* Listed entries *

--------------------

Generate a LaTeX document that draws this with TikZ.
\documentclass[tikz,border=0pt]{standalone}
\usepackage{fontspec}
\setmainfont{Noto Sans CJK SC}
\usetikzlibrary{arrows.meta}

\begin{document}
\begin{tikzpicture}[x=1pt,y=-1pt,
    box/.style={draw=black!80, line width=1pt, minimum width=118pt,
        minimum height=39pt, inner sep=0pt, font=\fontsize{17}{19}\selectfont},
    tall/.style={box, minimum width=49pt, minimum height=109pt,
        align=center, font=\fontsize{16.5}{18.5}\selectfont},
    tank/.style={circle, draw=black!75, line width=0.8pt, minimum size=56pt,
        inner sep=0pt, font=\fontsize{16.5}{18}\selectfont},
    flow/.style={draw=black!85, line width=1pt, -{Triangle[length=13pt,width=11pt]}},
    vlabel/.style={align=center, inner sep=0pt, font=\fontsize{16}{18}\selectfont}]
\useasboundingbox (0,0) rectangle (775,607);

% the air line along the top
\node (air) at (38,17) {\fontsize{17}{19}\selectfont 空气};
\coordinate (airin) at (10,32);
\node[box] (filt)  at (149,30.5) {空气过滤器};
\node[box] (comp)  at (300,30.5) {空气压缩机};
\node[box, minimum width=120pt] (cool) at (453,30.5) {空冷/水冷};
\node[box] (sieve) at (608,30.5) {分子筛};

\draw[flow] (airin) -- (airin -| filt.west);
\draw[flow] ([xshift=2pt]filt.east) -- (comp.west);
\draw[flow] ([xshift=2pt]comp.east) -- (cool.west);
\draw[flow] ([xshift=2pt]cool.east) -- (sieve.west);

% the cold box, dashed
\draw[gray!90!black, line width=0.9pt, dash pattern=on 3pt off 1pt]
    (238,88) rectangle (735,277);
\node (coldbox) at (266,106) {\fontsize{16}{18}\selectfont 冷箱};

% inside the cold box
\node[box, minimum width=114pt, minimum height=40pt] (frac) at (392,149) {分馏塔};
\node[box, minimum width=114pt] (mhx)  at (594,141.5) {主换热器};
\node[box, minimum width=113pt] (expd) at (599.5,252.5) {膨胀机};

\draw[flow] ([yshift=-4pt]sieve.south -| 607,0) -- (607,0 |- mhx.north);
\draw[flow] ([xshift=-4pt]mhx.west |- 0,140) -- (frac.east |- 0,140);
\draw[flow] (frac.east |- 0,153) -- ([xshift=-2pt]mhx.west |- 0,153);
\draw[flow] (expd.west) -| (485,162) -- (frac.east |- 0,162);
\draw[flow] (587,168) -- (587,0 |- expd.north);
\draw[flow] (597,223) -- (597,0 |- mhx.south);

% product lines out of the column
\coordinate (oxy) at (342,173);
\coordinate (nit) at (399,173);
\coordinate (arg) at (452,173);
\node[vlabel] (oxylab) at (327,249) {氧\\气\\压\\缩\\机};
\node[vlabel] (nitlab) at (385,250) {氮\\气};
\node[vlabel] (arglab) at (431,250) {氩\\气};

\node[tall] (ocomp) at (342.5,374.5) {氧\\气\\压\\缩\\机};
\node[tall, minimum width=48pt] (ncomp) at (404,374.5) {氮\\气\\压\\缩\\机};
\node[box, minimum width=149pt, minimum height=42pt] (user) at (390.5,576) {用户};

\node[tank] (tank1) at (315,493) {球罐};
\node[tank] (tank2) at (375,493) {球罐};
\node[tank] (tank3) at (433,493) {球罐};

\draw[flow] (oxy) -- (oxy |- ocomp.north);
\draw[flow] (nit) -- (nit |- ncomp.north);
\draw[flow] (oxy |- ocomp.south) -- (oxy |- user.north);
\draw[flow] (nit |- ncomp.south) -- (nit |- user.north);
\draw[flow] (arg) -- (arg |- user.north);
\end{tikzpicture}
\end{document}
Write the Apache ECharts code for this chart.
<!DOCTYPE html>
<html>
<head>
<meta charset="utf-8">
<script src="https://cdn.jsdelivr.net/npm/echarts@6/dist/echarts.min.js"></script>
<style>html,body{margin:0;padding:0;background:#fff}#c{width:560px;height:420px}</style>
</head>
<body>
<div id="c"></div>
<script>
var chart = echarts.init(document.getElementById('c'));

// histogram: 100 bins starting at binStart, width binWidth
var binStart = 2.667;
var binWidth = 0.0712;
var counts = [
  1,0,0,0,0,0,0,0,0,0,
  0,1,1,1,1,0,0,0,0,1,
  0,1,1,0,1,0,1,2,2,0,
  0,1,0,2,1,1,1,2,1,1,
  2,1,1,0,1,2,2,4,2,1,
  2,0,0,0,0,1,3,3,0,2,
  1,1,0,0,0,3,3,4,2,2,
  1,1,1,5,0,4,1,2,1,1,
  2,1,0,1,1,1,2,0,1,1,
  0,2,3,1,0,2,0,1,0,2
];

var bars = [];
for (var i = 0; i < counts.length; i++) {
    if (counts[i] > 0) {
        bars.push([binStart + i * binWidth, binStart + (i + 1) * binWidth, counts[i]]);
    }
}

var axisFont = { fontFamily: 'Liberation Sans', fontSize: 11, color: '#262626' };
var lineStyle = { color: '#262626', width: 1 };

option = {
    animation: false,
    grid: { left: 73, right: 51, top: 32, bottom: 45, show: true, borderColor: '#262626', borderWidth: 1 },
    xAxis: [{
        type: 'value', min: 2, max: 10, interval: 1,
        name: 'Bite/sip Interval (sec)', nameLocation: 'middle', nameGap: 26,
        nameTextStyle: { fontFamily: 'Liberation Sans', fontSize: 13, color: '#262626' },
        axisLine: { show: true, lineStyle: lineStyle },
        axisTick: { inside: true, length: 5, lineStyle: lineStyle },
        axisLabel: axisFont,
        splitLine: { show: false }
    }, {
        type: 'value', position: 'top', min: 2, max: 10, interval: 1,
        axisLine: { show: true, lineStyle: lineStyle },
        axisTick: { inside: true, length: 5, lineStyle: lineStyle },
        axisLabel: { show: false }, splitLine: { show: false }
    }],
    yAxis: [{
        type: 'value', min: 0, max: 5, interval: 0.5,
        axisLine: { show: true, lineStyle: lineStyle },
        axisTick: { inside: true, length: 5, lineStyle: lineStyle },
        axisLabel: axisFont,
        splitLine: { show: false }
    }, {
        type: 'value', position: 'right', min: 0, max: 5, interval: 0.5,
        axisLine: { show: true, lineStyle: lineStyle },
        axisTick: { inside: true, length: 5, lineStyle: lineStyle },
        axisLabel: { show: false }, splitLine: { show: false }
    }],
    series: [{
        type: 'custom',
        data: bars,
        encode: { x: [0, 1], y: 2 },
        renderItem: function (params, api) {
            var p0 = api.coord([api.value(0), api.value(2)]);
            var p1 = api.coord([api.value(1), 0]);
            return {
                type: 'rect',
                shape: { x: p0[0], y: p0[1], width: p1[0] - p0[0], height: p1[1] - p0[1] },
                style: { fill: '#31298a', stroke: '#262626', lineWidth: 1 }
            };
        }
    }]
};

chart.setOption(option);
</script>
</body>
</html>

--------------------

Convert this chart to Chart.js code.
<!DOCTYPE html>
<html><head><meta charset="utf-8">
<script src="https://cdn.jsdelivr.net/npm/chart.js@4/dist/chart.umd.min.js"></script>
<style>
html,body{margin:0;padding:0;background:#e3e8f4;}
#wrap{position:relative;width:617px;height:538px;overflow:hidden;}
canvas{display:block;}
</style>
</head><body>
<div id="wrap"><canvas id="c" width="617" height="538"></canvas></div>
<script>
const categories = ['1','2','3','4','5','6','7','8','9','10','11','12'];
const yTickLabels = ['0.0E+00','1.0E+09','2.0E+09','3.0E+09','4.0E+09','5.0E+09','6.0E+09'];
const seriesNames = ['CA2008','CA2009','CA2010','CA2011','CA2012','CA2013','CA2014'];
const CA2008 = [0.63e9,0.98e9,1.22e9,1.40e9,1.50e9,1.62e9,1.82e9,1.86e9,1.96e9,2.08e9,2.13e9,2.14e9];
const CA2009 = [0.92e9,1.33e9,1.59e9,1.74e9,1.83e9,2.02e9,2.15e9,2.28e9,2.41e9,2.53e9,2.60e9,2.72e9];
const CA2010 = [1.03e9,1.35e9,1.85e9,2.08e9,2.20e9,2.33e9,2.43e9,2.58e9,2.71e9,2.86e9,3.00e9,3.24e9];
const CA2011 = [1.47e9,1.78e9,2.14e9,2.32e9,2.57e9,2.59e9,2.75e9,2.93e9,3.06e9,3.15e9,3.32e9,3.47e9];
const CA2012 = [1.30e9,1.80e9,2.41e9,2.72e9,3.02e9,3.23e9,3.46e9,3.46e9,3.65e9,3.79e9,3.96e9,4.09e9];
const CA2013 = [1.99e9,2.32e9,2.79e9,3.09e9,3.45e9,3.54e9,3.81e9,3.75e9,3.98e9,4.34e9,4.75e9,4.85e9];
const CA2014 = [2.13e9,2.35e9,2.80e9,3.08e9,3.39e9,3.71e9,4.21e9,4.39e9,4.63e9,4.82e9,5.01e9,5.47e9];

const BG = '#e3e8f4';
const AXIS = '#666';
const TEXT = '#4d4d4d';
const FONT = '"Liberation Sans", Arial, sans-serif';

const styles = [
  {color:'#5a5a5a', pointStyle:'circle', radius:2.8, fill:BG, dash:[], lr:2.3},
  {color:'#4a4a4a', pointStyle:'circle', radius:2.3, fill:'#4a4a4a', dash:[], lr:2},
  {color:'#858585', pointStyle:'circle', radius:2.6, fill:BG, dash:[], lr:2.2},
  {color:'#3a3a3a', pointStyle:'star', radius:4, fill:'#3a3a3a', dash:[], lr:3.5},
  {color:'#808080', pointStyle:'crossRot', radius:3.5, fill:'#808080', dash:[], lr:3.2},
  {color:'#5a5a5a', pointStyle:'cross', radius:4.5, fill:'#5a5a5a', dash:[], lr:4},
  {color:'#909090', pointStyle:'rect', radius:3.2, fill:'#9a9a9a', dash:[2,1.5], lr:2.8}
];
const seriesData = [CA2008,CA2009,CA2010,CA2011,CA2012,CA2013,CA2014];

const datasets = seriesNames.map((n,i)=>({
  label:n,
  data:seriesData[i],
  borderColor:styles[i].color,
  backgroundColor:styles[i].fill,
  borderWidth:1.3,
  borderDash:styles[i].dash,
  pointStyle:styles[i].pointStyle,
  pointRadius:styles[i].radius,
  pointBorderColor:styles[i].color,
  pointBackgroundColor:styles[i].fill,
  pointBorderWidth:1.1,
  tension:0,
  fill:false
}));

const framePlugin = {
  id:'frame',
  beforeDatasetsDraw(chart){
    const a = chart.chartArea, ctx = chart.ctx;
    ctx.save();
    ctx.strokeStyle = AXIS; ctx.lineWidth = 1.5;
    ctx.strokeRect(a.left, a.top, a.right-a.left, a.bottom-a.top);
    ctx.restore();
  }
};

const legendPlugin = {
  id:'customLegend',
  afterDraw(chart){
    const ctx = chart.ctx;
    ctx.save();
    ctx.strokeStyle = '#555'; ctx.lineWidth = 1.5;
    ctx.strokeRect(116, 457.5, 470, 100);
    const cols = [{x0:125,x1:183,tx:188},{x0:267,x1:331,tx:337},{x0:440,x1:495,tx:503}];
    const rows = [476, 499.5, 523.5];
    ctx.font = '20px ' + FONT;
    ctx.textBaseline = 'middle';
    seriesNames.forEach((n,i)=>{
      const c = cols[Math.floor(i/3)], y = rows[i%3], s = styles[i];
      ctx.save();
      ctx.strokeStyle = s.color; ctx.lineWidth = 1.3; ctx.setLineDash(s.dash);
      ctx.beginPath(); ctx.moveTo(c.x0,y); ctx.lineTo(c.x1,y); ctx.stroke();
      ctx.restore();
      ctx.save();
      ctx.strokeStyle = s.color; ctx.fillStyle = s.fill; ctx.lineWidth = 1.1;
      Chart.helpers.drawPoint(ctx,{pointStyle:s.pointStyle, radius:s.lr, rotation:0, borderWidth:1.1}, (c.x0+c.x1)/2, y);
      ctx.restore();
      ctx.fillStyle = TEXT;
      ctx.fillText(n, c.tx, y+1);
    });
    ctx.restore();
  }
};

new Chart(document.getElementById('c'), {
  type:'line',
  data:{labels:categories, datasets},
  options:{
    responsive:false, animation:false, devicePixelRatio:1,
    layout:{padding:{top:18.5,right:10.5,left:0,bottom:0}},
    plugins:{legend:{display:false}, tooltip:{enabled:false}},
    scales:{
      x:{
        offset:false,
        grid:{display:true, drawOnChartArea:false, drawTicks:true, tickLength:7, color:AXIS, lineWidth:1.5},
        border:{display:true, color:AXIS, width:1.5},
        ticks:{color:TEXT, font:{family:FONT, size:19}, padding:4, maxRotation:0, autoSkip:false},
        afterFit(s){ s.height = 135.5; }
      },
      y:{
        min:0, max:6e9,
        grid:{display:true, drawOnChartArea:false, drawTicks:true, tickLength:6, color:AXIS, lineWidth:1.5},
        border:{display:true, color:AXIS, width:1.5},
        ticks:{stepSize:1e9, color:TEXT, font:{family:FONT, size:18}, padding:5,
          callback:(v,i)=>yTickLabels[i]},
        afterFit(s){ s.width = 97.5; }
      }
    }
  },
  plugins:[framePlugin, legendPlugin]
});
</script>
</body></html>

--------------------

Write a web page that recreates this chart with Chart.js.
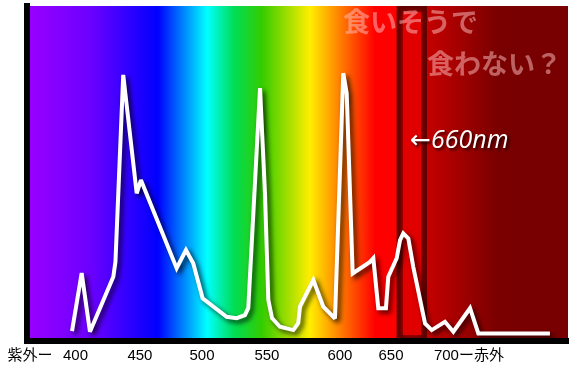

--------------------

* Work to be completed *
Repeat word for word the lines from the line containing "Generate a LaTeX" to the line containing "(sieve) at (608,30.5)", both lines included; nothing else should appear.

* Result *
Generate a LaTeX document that draws this with TikZ.
\documentclass[tikz,border=0pt]{standalone}
\usepackage{fontspec}
\setmainfont{Noto Sans CJK SC}
\usetikzlibrary{arrows.meta}

\begin{document}
\begin{tikzpicture}[x=1pt,y=-1pt,
    box/.style={draw=black!80, line width=1pt, minimum width=118pt,
        minimum height=39pt, inner sep=0pt, font=\fontsize{17}{19}\selectfont},
    tall/.style={box, minimum width=49pt, minimum height=109pt,
        align=center, font=\fontsize{16.5}{18.5}\selectfont},
    tank/.style={circle, draw=black!75, line width=0.8pt, minimum size=56pt,
        inner sep=0pt, font=\fontsize{16.5}{18}\selectfont},
    flow/.style={draw=black!85, line width=1pt, -{Triangle[length=13pt,width=11pt]}},
    vlabel/.style={align=center, inner sep=0pt, font=\fontsize{16}{18}\selectfont}]
\useasboundingbox (0,0) rectangle (775,607);

% the air line along the top
\node (air) at (38,17) {\fontsize{17}{19}\selectfont 空气};
\coordinate (airin) at (10,32);
\node[box] (filt)  at (149,30.5) {空气过滤器};
\node[box] (comp)  at (300,30.5) {空气压缩机};
\node[box, minimum width=120pt] (cool) at (453,30.5) {空冷/水冷};
\node[box] (sieve) at (608,30.5) {分子筛};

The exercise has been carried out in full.